Equivalence principle in the new general relativity

TL;DR

This paper investigates the equivalence of gravitational mass and energy in the tetrad theory of gravitation, deriving conditions under which they are equal, and analyzing solutions in spherical symmetry.

Contribution

It derives the superpotential and energy expressions in the tetrad theory, establishing conditions for mass-energy equivalence in spherically symmetric solutions.

Findings

Energy equals gravitational mass under certain parameter conditions.

In specific cases, the mass-energy equivalence does not hold for some solutions.

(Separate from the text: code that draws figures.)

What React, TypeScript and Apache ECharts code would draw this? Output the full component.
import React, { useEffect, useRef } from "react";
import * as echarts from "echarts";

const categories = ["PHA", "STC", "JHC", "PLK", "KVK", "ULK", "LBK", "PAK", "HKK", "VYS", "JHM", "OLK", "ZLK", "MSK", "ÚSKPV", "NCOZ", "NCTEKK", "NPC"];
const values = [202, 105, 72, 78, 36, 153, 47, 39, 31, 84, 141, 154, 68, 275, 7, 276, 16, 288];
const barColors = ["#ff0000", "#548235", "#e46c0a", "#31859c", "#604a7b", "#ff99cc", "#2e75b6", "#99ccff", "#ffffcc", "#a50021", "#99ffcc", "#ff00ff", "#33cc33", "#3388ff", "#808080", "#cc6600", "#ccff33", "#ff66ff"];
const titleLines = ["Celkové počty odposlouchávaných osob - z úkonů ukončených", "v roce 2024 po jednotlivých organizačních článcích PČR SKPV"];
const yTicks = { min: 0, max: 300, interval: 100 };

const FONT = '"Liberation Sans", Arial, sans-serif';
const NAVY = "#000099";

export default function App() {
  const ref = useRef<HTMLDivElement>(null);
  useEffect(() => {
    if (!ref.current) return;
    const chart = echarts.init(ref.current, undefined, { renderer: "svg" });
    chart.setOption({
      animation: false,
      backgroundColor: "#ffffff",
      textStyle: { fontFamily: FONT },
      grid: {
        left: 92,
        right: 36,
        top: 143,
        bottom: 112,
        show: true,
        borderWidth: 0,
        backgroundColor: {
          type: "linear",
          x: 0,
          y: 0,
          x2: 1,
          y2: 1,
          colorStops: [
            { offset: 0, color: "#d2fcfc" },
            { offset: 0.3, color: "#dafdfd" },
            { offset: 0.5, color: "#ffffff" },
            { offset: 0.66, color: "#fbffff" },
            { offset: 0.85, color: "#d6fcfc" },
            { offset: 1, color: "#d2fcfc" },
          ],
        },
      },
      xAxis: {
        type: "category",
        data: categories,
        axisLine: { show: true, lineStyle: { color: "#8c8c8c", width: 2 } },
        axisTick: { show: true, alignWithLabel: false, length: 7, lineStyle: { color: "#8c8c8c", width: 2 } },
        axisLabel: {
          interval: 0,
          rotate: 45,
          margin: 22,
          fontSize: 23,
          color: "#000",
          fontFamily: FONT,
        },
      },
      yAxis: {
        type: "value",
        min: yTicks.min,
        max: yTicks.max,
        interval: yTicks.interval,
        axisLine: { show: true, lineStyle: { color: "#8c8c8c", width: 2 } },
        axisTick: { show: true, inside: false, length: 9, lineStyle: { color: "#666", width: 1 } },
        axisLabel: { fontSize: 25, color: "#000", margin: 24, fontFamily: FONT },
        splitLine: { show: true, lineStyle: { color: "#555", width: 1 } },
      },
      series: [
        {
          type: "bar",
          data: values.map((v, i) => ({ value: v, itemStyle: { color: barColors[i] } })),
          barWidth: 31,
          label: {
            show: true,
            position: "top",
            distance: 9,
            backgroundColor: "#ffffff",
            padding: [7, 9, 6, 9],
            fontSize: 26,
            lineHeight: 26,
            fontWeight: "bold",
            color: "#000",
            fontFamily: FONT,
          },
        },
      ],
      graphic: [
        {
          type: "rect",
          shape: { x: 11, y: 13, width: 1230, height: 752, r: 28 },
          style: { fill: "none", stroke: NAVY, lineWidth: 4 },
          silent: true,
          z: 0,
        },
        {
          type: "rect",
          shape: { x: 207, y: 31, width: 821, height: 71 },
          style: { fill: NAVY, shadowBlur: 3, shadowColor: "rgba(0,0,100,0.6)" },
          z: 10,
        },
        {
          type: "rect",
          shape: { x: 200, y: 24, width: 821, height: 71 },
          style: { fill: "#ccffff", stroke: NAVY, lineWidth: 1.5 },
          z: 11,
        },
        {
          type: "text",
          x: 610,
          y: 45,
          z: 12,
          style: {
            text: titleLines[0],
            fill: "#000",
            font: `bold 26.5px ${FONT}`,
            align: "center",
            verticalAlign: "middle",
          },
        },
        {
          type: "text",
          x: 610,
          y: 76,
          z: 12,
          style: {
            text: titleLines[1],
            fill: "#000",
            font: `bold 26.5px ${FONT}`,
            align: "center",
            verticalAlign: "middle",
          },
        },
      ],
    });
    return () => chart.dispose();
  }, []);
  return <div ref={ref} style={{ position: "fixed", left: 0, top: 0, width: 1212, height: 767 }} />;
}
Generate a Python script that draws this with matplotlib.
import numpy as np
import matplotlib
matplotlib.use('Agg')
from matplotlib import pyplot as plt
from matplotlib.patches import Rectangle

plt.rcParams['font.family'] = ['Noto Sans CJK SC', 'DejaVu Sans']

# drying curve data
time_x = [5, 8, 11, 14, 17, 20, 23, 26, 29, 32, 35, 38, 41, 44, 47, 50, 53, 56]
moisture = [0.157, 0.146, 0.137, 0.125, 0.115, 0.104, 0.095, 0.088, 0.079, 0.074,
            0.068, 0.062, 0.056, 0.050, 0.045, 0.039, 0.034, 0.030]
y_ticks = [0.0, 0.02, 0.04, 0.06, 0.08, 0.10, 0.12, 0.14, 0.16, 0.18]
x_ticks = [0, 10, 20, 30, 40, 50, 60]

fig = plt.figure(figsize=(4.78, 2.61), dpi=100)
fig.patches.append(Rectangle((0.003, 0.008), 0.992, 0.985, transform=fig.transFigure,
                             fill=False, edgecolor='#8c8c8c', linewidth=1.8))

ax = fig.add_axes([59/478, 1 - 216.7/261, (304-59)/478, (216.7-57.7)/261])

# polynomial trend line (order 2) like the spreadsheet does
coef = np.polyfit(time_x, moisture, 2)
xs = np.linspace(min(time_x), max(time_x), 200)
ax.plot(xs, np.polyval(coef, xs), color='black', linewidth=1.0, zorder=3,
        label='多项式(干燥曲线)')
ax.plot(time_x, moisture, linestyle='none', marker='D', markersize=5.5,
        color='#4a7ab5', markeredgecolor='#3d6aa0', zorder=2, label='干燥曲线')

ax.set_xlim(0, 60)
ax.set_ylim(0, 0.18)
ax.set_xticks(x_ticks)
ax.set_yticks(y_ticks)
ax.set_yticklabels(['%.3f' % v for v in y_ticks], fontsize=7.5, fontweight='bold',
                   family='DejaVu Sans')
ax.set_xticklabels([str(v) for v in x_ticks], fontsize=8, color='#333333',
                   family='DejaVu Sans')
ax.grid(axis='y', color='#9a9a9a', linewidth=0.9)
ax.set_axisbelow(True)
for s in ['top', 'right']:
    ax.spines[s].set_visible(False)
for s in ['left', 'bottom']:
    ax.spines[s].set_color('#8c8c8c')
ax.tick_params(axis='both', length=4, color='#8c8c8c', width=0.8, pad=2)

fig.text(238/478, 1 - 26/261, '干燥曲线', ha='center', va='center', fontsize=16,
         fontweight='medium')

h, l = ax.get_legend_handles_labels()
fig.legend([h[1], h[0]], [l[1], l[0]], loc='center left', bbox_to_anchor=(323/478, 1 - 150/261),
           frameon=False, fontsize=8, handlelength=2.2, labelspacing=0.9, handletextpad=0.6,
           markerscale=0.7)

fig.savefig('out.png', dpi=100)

The superpotential is derived from a parity-invariant gravitational Lagrangian.

Abstract

We study the problem of whether the active gravitational mass of an isolated system is equal to the total energy in the tetrad theory of gravitation. The superpotential is derived using the gravitational Lagrangian which is invariant under parity operation, and applied to an exact spherically symmetric solution. Its associated energy is found equal to the gravitational mass. The field equation in vacuum is also solved at far distances under the assumption of spherical symmetry. Using the most general expression for parallel vector fields with spherical symmetry, we find that the equality between the gravitational mass and the energy is always true if the parameters of the theory $a_1$, $a_2$ and $a_3$ satisfy the condition, $(a_1+ a_2) (a_1-4a_3/9)\neq0$. In the two special cases where either $(a_1+a_2)$ or $(a_1-4a_3/9)$ is vanishing, however, this equality is not satisfied for the solutions when some components of the parallel vector fields tend to zero as $1/\sqrt{r}$ for large $r$.